** begin Dataset content **

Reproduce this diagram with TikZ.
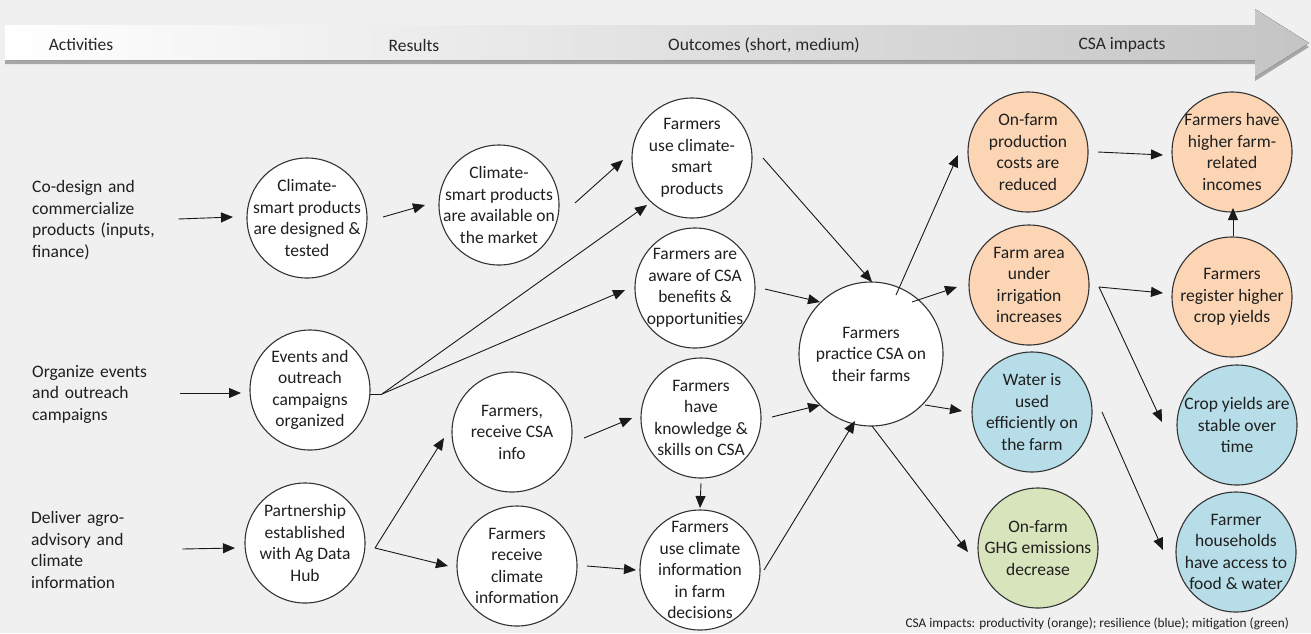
\documentclass[tikz,border=0pt]{standalone}
\usepackage{fontspec}
\setmainfont{Carlito}
\usetikzlibrary{calc,arrows.meta,shadows}
\definecolor{bgc}{HTML}{F0F0F0}
\definecolor{org}{HTML}{FCD5B4}
\definecolor{blu}{HTML}{B7DDE8}
\definecolor{grn}{HTML}{D7E4BC}
\newcommand{\mycirc}[4][white]{%
  \node[circ, fill=#1] (#2) at (#3) {};
  \node[ctext] (#2t) at (#2) {#4};}
\begin{document}
\begin{tikzpicture}[x=1pt,y=-1pt,
  circ/.style={circle, draw=black!80, line width=1.1pt, minimum size=120pt, inner sep=0pt},
  bigcirc/.style={minimum size=144pt},
  ctext/.style={align=center, font=\fontsize{17.5}{21.5}\selectfont, text=black!88, inner sep=0pt},
  ltext/.style={align=left, font=\fontsize{17.5}{21.5}\selectfont, text=black!88, text width=146pt, inner sep=0pt, anchor=west},
  hdr/.style={font=\fontsize{17.5}{20}\selectfont, text=black!85, inner sep=0pt},
  arr/.style={-{Triangle[length=12pt,width=10pt]}, line width=0.9pt, draw=black!90},
  ln/.style={line width=0.9pt, draw=black!90}
]
\useasboundingbox (0,0) rectangle (1311,633);
\fill[bgc] (0,0) rectangle (1311,633);

% header arrow
\fill[left color=white, right color=black!23,
      drop shadow={shadow xshift=0pt, shadow yshift=-4pt, opacity=0.3, fill=black}]
  (5,25) -- (1255,25) -- (1255,9) -- (1309,43) -- (1255,77) -- (1255,60) -- (5,60) -- cycle;
\node[hdr] (h1) at (81,45) {Activities};
\node[hdr] (h2) at (414,45) {Results};
\node[hdr] (h3) at (764,45) {Outcomes (short, medium)};
\node[hdr] (h4) at (1122,45) {CSA impacts};

% left activity texts
\node[ltext] (l1) at (32,220) {Co-design and\\commercialize\\products (inputs,\\finance)};
\node[ltext] (l2) at (32,394) {Organize events\\and outreach\\campaigns};
\node[ltext] (l3) at (31,550) {Deliver agro-\\advisory and\\climate\\information};

% circles
\mycirc{c1}{307,218}{Climate-\\smart products\\are designed \&\\tested}
\mycirc{c2}{499,205}{Climate-\\smart products\\are available on\\the market}
\mycirc{c3}{692,158}{Farmers\\use climate-\\smart\\products}
\mycirc{c4}{695,288}{Farmers are\\aware of CSA\\benefits \&\\opportunities}
\mycirc{c5}{310,390}{Events and\\outreach\\campaigns\\organized}
\mycirc{c6}{305,543}{Partnership\\established\\with Ag Data\\Hub}
\mycirc{c7}{512,432}{Farmers,\\receive CSA\\info}
\mycirc{c8}{517,566}{Farmers\\receive\\climate\\information}
\mycirc{c9}{701,418}{Farmers\\have\\knowledge \&\\skills on CSA}
\mycirc{c10}{700,570}{Farmers\\use climate\\information\\in farm\\decisions}
\node[circ, bigcirc, fill=white] (c11) at (871,354) {};
\node[ctext] (c11t) at (c11) {Farmers\\practice CSA on\\their farms};
\mycirc[org]{o1}{1028,152}{On-farm\\production\\costs are\\reduced}
\mycirc[org]{o2}{1232,152}{Farmers have\\higher farm-\\related\\incomes}
\mycirc[org]{o3}{1029,285}{Farm area\\under\\irrigation\\increases}
\mycirc[org]{o4}{1232,297}{Farmers\\register higher\\crop yields}
\mycirc[blu]{b1}{1032,412}{Water is\\used\\efficiently on\\the farm}
\mycirc[blu]{b2}{1237,425}{Crop yields are\\stable over\\time}
\mycirc[grn]{g1}{1038,548}{On-farm\\GHG emissions\\decrease}
\mycirc[blu]{b3}{1236,552}{Farmer\\households\\have access to\\food \& water}

% branch points
\coordinate (e) at ($(c5)+(72,4)$);
\coordinate (p) at ($(c6)+(70,5)$);
\coordinate (q) at ($(o3)+(70,2)$);

% connectors
\draw[arr] ($(l1.east)+(0,-1)$) -- ($(c1)+(-74,-1)$);
\draw[arr] ($(c1)+(76,-1)$) -- ($(c2)+(-74,0)$);
\draw[arr] ($(c2)+(76,-2)$) -- ($(c3)+(-69,2)$);
\draw[arr] ($(c3)+(71,0)$) -- ($(c11)+(1,-72)$);
\draw[arr] ($(c4)+(70,1)$) -- ($(c11)+(-51,-52)$);
\draw[arr] ($(l2.east)+(2,-1)$) -- ($(c5)+(-69,3)$);
\draw[ln] ($(c5)+(60,4)$) -- (e);
\draw[arr] (e) -- ($(c3)+(-45,47)$);
\draw[arr] (e) -- ($(c4)+(-70,2)$);
\draw[arr] ($(l3.east)+(5,-1)$) -- ($(c6)+(-70,5)$);
\draw[arr] (p) -- ($(c7)+(-68,6)$);
\draw[arr] (p) -- ($(c8)+(-69,0)$);
\draw[arr] ($(c7)+(72,6)$) -- ($(c9)+(-69,0)$);
\draw[arr] ($(c8)+(70,0)$) -- ($(c10)+(-64,0)$);
\draw[arr] ($(c9)+(0,65)$) -- ($(c10)+(0,-62)$);
\draw[arr] ($(c9)+(71,-1)$) -- ($(c11)+(-51,51)$);
\draw[arr] ($(c10)+(64,0)$) -- ($(c11)+(-16,67)$);
\draw[arr] ($(c11)+(25,-59)$) -- ($(o1)+(-70,3)$);
\draw[arr] ($(c11)+(41,-52)$) -- ($(o3)+(-72,2)$);
\draw[arr] ($(c11)+(54,51)$) -- ($(b1)+(-70,-1)$);
\draw[arr] ($(c11)+(1,72)$) -- ($(g1)+(-70,4)$);
\draw[arr] ($(o1)+(70,0)$) -- ($(o2)+(-69,3)$);
\draw[arr] ($(o4)+(1,-61)$) -- ($(o2)+(1,56)$);
\draw[arr] (q) -- ($(o4)+(-69,-4)$);
\draw[arr] (q) -- ($(b2)+(-75,-3)$);
\draw[arr] ($(b1)+(70,0)$) -- ($(b3)+(-73,-2)$);

% caption
\node[anchor=east, font=\fontsize{13.3}{15}\selectfont, text=black!88, inner sep=0pt] (cap) at (1289,624)
  {CSA impacts: productivity (orange); resilience (blue); mitigation (green)};
\end{tikzpicture}
\end{document}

** end Dataset content **

Give again, exactly, the lines from the start of the data through the one holding "(l3) at (31,550)"; omit the pictures.

Reproduce this diagram with TikZ.
\documentclass[tikz,border=0pt]{standalone}
\usepackage{fontspec}
\setmainfont{Carlito}
\usetikzlibrary{calc,arrows.meta,shadows}
\definecolor{bgc}{HTML}{F0F0F0}
\definecolor{org}{HTML}{FCD5B4}
\definecolor{blu}{HTML}{B7DDE8}
\definecolor{grn}{HTML}{D7E4BC}
\newcommand{\mycirc}[4][white]{%
  \node[circ, fill=#1] (#2) at (#3) {};
  \node[ctext] (#2t) at (#2) {#4};}
\begin{document}
\begin{tikzpicture}[x=1pt,y=-1pt,
  circ/.style={circle, draw=black!80, line width=1.1pt, minimum size=120pt, inner sep=0pt},
  bigcirc/.style={minimum size=144pt},
  ctext/.style={align=center, font=\fontsize{17.5}{21.5}\selectfont, text=black!88, inner sep=0pt},
  ltext/.style={align=left, font=\fontsize{17.5}{21.5}\selectfont, text=black!88, text width=146pt, inner sep=0pt, anchor=west},
  hdr/.style={font=\fontsize{17.5}{20}\selectfont, text=black!85, inner sep=0pt},
  arr/.style={-{Triangle[length=12pt,width=10pt]}, line width=0.9pt, draw=black!90},
  ln/.style={line width=0.9pt, draw=black!90}
]
\useasboundingbox (0,0) rectangle (1311,633);
\fill[bgc] (0,0) rectangle (1311,633);

% header arrow
\fill[left color=white, right color=black!23,
      drop shadow={shadow xshift=0pt, shadow yshift=-4pt, opacity=0.3, fill=black}]
  (5,25) -- (1255,25) -- (1255,9) -- (1309,43) -- (1255,77) -- (1255,60) -- (5,60) -- cycle;
\node[hdr] (h1) at (81,45) {Activities};
\node[hdr] (h2) at (414,45) {Results};
\node[hdr] (h3) at (764,45) {Outcomes (short, medium)};
\node[hdr] (h4) at (1122,45) {CSA impacts};

% left activity texts
\node[ltext] (l1) at (32,220) {Co-design and\\commercialize\\products (inputs,\\finance)};
\node[ltext] (l2) at (32,394) {Organize events\\and outreach\\campaigns};
\node[ltext] (l3) at (31,550) {Deliver agro-\\advisory and\\climate\\information};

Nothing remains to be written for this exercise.